**TASK STATEMENT:** The listing below must be repeated word for word, with its images excluded.

:: DATA ::

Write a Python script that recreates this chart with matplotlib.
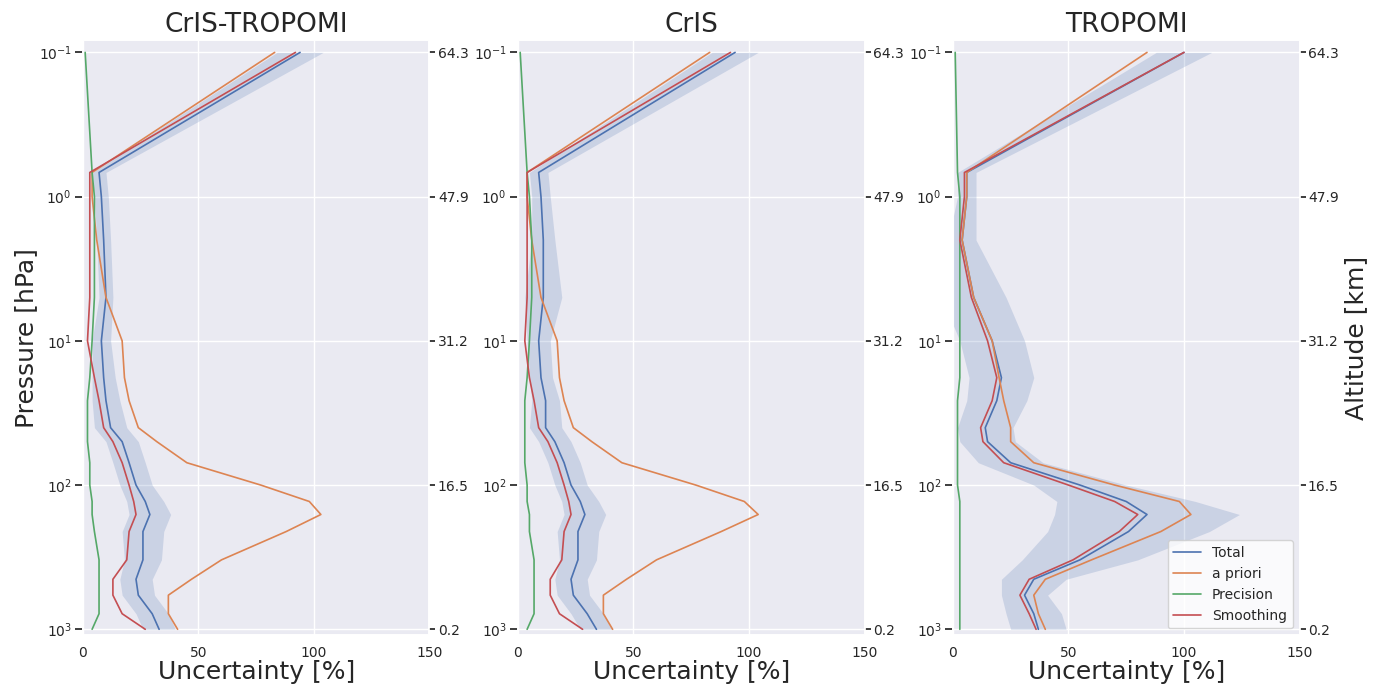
import numpy as np
import matplotlib
matplotlib.use("Agg")
import seaborn as sns
from matplotlib import pyplot as plt

sns.set_theme(style="darkgrid")

# pressure levels [hPa]
p = [0.1, 0.68, 1, 2, 5, 10, 18, 26, 40, 50, 70, 100, 130, 160, 210, 330, 450, 580, 780, 1000]
alt_ticks = [0.1, 1, 10, 100, 1000]
alt_labels = ["64.3", "47.9", "31.2", "16.5", "0.2"]

titles = ["CrIS-TROPOMI", "CrIS", "TROPOMI"]

total = [
    [94, 7, 8, 9, 10, 8, 9, 10, 12, 17, 20, 23, 27, 29, 26, 26, 23, 24, 30, 33],
    [94, 9, 10, 11, 11, 9, 10, 12, 12, 16, 20, 23, 27, 29, 26, 26, 23, 24, 30, 34],
    [100, 6, 6, 4, 9, 17, 21, 19, 14, 15, 25, 55, 75, 84, 76, 55, 35, 31, 35, 37],
]
band = [
    [10, 3, 3, 3, 3, 4, 5, 6, 7, 7, 7, 7, 8, 9, 9, 8, 7, 7, 7, 7],
    [10, 4, 4, 5, 8, 5, 5, 6, 7, 7, 7, 7, 8, 9, 9, 8, 7, 7, 7, 7],
    [12, 4, 4, 6, 14, 14, 14, 13, 12, 12, 14, 20, 30, 40, 35, 25, 14, 10, 12, 12],
]
apriori = [
    [83, 4, 4, 6, 10, 17, 18, 20, 24, 32, 45, 77, 98, 103, 88, 60, 47, 37, 37, 41],
    [83, 4, 4, 6, 10, 17, 18, 20, 24, 32, 45, 77, 98, 104, 88, 60, 47, 37, 37, 41],
    [84, 6, 6, 4, 9, 17, 20, 22, 25, 25, 35, 70, 98, 103, 90, 60, 40, 35, 37, 40],
]
precision = [
    [1, 4, 5, 5, 5, 4, 3, 2, 2, 2, 3, 3, 4, 4, 5, 7, 7, 7, 7, 4],
    [1, 4, 5, 6, 6, 5, 4, 3, 3, 3, 3, 4, 4, 5, 5, 7, 7, 7, 7, 4],
    [1, 2, 3, 3, 3, 3, 3, 2, 2, 2, 2, 2, 3, 3, 3, 3, 3, 3, 3, 3],
]
smoothing = [
    [92, 3, 3, 3, 3, 2, 5, 7, 9, 13, 17, 20, 22, 23, 20, 19, 13, 13, 17, 27],
    [92, 4, 4, 4, 4, 3, 5, 7, 9, 13, 17, 20, 22, 23, 20, 19, 14, 14, 18, 28],
    [100, 5, 5, 3, 8, 15, 19, 17, 12, 13, 22, 50, 70, 80, 72, 52, 33, 29, 33, 36],
]

fig = plt.figure(figsize=(13.81, 6.89), dpi=100)
lefts = [0.060, 0.375, 0.690]
for i in range(3):
    ax = fig.add_axes([lefts[i], 0.078, 0.251, 0.864])
    t = np.array(total[i])
    b = np.array(band[i])
    ax.fill_betweenx(p, t - b, t + b, color="C0", alpha=0.2, lw=0)
    ax.plot(total[i], p, color="C0", lw=1.2, label="Total")
    ax.plot(apriori[i], p, color="C1", lw=1.2, label="a priori")
    ax.plot(precision[i], p, color="C2", lw=1.2, label="Precision")
    ax.plot(smoothing[i], p, color="C3", lw=1.2, label="Smoothing")
    ax.set_yscale("log")
    ax.set_ylim(1100, 0.082)
    ax.set_xlim(0, 150)
    ax.set_xticks([0, 50, 100, 150])
    ax.minorticks_off()
    ax.set_title(titles[i], fontsize=19)
    ax.set_xlabel("Uncertainty [%]", fontsize=18, labelpad=0)
    ax.tick_params(labelsize=10, pad=2)
    if i == 0:
        ax.set_ylabel("Pressure [hPa]", fontsize=18, labelpad=0)
    ax2 = ax.twinx()
    ax2.set_yscale("log")
    ax2.set_ylim(1100, 0.082)
    ax2.set_yticks(alt_ticks)
    ax2.set_yticklabels(alt_labels)
    ax2.minorticks_off()
    ax2.grid(False)
    ax2.tick_params(labelsize=10, length=4, right=True, pad=2)
    if i == 2:
        ax2.set_ylabel("Altitude [km]", fontsize=18)
        ax.legend(loc="lower right", fontsize=10, facecolor="white", framealpha=0.8)

fig.savefig("out.png")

:::

**PROBLEM SOLUTION:**
Write a Python script that recreates this chart with matplotlib.
import numpy as np
import matplotlib
matplotlib.use("Agg")
import seaborn as sns
from matplotlib import pyplot as plt

sns.set_theme(style="darkgrid")

# pressure levels [hPa]
p = [0.1, 0.68, 1, 2, 5, 10, 18, 26, 40, 50, 70, 100, 130, 160, 210, 330, 450, 580, 780, 1000]
alt_ticks = [0.1, 1, 10, 100, 1000]
alt_labels = ["64.3", "47.9", "31.2", "16.5", "0.2"]

titles = ["CrIS-TROPOMI", "CrIS", "TROPOMI"]

total = [
    [94, 7, 8, 9, 10, 8, 9, 10, 12, 17, 20, 23, 27, 29, 26, 26, 23, 24, 30, 33],
    [94, 9, 10, 11, 11, 9, 10, 12, 12, 16, 20, 23, 27, 29, 26, 26, 23, 24, 30, 34],
    [100, 6, 6, 4, 9, 17, 21, 19, 14, 15, 25, 55, 75, 84, 76, 55, 35, 31, 35, 37],
]
band = [
    [10, 3, 3, 3, 3, 4, 5, 6, 7, 7, 7, 7, 8, 9, 9, 8, 7, 7, 7, 7],
    [10, 4, 4, 5, 8, 5, 5, 6, 7, 7, 7, 7, 8, 9, 9, 8, 7, 7, 7, 7],
    [12, 4, 4, 6, 14, 14, 14, 13, 12, 12, 14, 20, 30, 40, 35, 25, 14, 10, 12, 12],
]
apriori = [
    [83, 4, 4, 6, 10, 17, 18, 20, 24, 32, 45, 77, 98, 103, 88, 60, 47, 37, 37, 41],
    [83, 4, 4, 6, 10, 17, 18, 20, 24, 32, 45, 77, 98, 104, 88, 60, 47, 37, 37, 41],
    [84, 6, 6, 4, 9, 17, 20, 22, 25, 25, 35, 70, 98, 103, 90, 60, 40, 35, 37, 40],
]
precision = [
    [1, 4, 5, 5, 5, 4, 3, 2, 2, 2, 3, 3, 4, 4, 5, 7, 7, 7, 7, 4],
    [1, 4, 5, 6, 6, 5, 4, 3, 3, 3, 3, 4, 4, 5, 5, 7, 7, 7, 7, 4],
    [1, 2, 3, 3, 3, 3, 3, 2, 2, 2, 2, 2, 3, 3, 3, 3, 3, 3, 3, 3],
]
smoothing = [
    [92, 3, 3, 3, 3, 2, 5, 7, 9, 13, 17, 20, 22, 23, 20, 19, 13, 13, 17, 27],
    [92, 4, 4, 4, 4, 3, 5, 7, 9, 13, 17, 20, 22, 23, 20, 19, 14, 14, 18, 28],
    [100, 5, 5, 3, 8, 15, 19, 17, 12, 13, 22, 50, 70, 80, 72, 52, 33, 29, 33, 36],
]

fig = plt.figure(figsize=(13.81, 6.89), dpi=100)
lefts = [0.060, 0.375, 0.690]
for i in range(3):
    ax = fig.add_axes([lefts[i], 0.078, 0.251, 0.864])
    t = np.array(total[i])
    b = np.array(band[i])
    ax.fill_betweenx(p, t - b, t + b, color="C0", alpha=0.2, lw=0)
    ax.plot(total[i], p, color="C0", lw=1.2, label="Total")
    ax.plot(apriori[i], p, color="C1", lw=1.2, label="a priori")
    ax.plot(precision[i], p, color="C2", lw=1.2, label="Precision")
    ax.plot(smoothing[i], p, color="C3", lw=1.2, label="Smoothing")
    ax.set_yscale("log")
    ax.set_ylim(1100, 0.082)
    ax.set_xlim(0, 150)
    ax.set_xticks([0, 50, 100, 150])
    ax.minorticks_off()
    ax.set_title(titles[i], fontsize=19)
    ax.set_xlabel("Uncertainty [%]", fontsize=18, labelpad=0)
    ax.tick_params(labelsize=10, pad=2)
    if i == 0:
        ax.set_ylabel("Pressure [hPa]", fontsize=18, labelpad=0)
    ax2 = ax.twinx()
    ax2.set_yscale("log")
    ax2.set_ylim(1100, 0.082)
    ax2.set_yticks(alt_ticks)
    ax2.set_yticklabels(alt_labels)
    ax2.minorticks_off()
    ax2.grid(False)
    ax2.tick_params(labelsize=10, length=4, right=True, pad=2)
    if i == 2:
        ax2.set_ylabel("Altitude [km]", fontsize=18)
        ax.legend(loc="lower right", fontsize=10, facecolor="white", framealpha=0.8)

fig.savefig("out.png")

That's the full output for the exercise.